Task prompt ▸
Your task is to transcribe all of the data below exactly, omitting the images.
* Begin *
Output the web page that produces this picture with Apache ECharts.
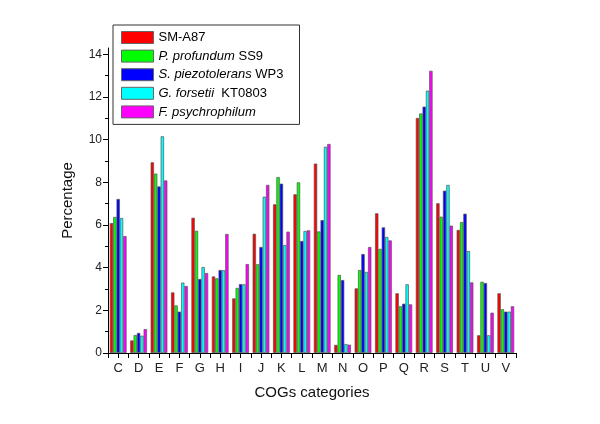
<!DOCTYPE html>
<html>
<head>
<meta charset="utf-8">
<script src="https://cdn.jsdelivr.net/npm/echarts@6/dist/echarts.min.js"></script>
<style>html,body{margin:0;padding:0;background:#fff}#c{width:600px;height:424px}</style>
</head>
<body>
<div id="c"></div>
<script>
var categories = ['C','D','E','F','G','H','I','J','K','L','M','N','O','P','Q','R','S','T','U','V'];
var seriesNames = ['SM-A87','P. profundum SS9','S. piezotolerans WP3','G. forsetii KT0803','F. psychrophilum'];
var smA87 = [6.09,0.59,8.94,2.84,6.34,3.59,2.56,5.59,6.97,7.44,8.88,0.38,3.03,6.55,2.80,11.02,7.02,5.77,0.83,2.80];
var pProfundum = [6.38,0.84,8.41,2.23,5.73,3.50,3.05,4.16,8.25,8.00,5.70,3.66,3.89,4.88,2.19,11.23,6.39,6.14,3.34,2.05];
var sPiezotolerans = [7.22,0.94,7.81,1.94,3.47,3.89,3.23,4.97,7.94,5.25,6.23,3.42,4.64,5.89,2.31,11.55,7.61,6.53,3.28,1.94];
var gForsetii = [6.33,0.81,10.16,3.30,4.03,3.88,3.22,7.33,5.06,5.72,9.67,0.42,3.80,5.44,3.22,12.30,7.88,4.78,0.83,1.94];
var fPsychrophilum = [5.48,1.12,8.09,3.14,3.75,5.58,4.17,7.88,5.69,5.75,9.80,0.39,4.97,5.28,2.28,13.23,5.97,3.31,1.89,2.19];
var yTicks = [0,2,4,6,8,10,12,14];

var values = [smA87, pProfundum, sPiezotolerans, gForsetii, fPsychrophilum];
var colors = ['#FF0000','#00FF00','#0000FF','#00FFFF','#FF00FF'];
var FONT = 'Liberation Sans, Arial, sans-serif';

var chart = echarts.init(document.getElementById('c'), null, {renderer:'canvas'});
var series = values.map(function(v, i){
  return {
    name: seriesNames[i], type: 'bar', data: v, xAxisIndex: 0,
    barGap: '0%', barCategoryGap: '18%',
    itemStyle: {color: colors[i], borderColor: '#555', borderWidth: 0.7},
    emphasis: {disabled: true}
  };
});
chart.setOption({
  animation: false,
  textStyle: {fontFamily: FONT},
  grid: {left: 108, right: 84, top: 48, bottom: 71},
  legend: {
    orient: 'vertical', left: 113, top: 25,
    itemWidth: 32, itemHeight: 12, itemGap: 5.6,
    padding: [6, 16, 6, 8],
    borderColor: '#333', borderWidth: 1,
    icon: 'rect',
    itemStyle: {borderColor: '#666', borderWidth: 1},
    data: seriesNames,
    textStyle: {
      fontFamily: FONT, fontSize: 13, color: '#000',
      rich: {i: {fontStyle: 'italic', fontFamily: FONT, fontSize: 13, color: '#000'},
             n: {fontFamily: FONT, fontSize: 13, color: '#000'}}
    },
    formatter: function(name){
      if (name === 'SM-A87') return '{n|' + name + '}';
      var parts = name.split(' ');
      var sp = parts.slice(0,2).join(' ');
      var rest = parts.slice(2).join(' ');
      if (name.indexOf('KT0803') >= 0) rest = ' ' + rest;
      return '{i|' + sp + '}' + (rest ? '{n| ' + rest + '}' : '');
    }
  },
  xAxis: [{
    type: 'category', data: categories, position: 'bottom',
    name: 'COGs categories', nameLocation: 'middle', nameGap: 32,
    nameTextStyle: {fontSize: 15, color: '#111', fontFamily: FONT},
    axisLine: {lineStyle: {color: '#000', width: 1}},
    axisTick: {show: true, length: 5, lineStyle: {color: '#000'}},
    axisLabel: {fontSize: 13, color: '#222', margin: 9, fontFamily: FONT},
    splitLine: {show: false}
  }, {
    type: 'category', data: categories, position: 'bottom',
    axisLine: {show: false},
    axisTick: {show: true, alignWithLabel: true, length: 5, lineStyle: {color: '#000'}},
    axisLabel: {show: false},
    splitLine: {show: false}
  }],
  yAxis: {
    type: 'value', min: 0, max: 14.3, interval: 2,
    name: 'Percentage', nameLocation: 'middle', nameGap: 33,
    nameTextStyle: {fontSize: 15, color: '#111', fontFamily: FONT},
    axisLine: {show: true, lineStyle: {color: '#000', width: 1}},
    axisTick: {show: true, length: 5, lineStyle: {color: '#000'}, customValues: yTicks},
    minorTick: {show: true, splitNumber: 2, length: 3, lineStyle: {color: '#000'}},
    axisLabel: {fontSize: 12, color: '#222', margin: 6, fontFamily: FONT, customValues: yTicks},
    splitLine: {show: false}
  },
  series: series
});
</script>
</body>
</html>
* End *
Task output ▸
Output the web page that produces this picture with Apache ECharts.
<!DOCTYPE html>
<html>
<head>
<meta charset="utf-8">
<script src="https://cdn.jsdelivr.net/npm/echarts@6/dist/echarts.min.js"></script>
<style>html,body{margin:0;padding:0;background:#fff}#c{width:600px;height:424px}</style>
</head>
<body>
<div id="c"></div>
<script>
var categories = ['C','D','E','F','G','H','I','J','K','L','M','N','O','P','Q','R','S','T','U','V'];
var seriesNames = ['SM-A87','P. profundum SS9','S. piezotolerans WP3','G. forsetii KT0803','F. psychrophilum'];
var smA87 = [6.09,0.59,8.94,2.84,6.34,3.59,2.56,5.59,6.97,7.44,8.88,0.38,3.03,6.55,2.80,11.02,7.02,5.77,0.83,2.80];
var pProfundum = [6.38,0.84,8.41,2.23,5.73,3.50,3.05,4.16,8.25,8.00,5.70,3.66,3.89,4.88,2.19,11.23,6.39,6.14,3.34,2.05];
var sPiezotolerans = [7.22,0.94,7.81,1.94,3.47,3.89,3.23,4.97,7.94,5.25,6.23,3.42,4.64,5.89,2.31,11.55,7.61,6.53,3.28,1.94];
var gForsetii = [6.33,0.81,10.16,3.30,4.03,3.88,3.22,7.33,5.06,5.72,9.67,0.42,3.80,5.44,3.22,12.30,7.88,4.78,0.83,1.94];
var fPsychrophilum = [5.48,1.12,8.09,3.14,3.75,5.58,4.17,7.88,5.69,5.75,9.80,0.39,4.97,5.28,2.28,13.23,5.97,3.31,1.89,2.19];
var yTicks = [0,2,4,6,8,10,12,14];

var values = [smA87, pProfundum, sPiezotolerans, gForsetii, fPsychrophilum];
var colors = ['#FF0000','#00FF00','#0000FF','#00FFFF','#FF00FF'];
var FONT = 'Liberation Sans, Arial, sans-serif';

var chart = echarts.init(document.getElementById('c'), null, {renderer:'canvas'});
var series = values.map(function(v, i){
  return {
    name: seriesNames[i], type: 'bar', data: v, xAxisIndex: 0,
    barGap: '0%', barCategoryGap: '18%',
    itemStyle: {color: colors[i], borderColor: '#555', borderWidth: 0.7},
    emphasis: {disabled: true}
  };
});
chart.setOption({
  animation: false,
  textStyle: {fontFamily: FONT},
  grid: {left: 108, right: 84, top: 48, bottom: 71},
  legend: {
    orient: 'vertical', left: 113, top: 25,
    itemWidth: 32, itemHeight: 12, itemGap: 5.6,
    padding: [6, 16, 6, 8],
    borderColor: '#333', borderWidth: 1,
    icon: 'rect',
    itemStyle: {borderColor: '#666', borderWidth: 1},
    data: seriesNames,
    textStyle: {
      fontFamily: FONT, fontSize: 13, color: '#000',
      rich: {i: {fontStyle: 'italic', fontFamily: FONT, fontSize: 13, color: '#000'},
             n: {fontFamily: FONT, fontSize: 13, color: '#000'}}
    },
    formatter: function(name){
      if (name === 'SM-A87') return '{n|' + name + '}';
      var parts = name.split(' ');
      var sp = parts.slice(0,2).join(' ');
      var rest = parts.slice(2).join(' ');
      if (name.indexOf('KT0803') >= 0) rest = ' ' + rest;
      return '{i|' + sp + '}' + (rest ? '{n| ' + rest + '}' : '');
    }
  },
  xAxis: [{
    type: 'category', data: categories, position: 'bottom',
    name: 'COGs categories', nameLocation: 'middle', nameGap: 32,
    nameTextStyle: {fontSize: 15, color: '#111', fontFamily: FONT},
    axisLine: {lineStyle: {color: '#000', width: 1}},
    axisTick: {show: true, length: 5, lineStyle: {color: '#000'}},
    axisLabel: {fontSize: 13, color: '#222', margin: 9, fontFamily: FONT},
    splitLine: {show: false}
  }, {
    type: 'category', data: categories, position: 'bottom',
    axisLine: {show: false},
    axisTick: {show: true, alignWithLabel: true, length: 5, lineStyle: {color: '#000'}},
    axisLabel: {show: false},
    splitLine: {show: false}
  }],
  yAxis: {
    type: 'value', min: 0, max: 14.3, interval: 2,
    name: 'Percentage', nameLocation: 'middle', nameGap: 33,
    nameTextStyle: {fontSize: 15, color: '#111', fontFamily: FONT},
    axisLine: {show: true, lineStyle: {color: '#000', width: 1}},
    axisTick: {show: true, length: 5, lineStyle: {color: '#000'}, customValues: yTicks},
    minorTick: {show: true, splitNumber: 2, length: 3, lineStyle: {color: '#000'}},
    axisLabel: {fontSize: 12, color: '#222', margin: 6, fontFamily: FONT, customValues: yTicks},
    splitLine: {show: false}
  },
  series: series
});
</script>
</body>
</html>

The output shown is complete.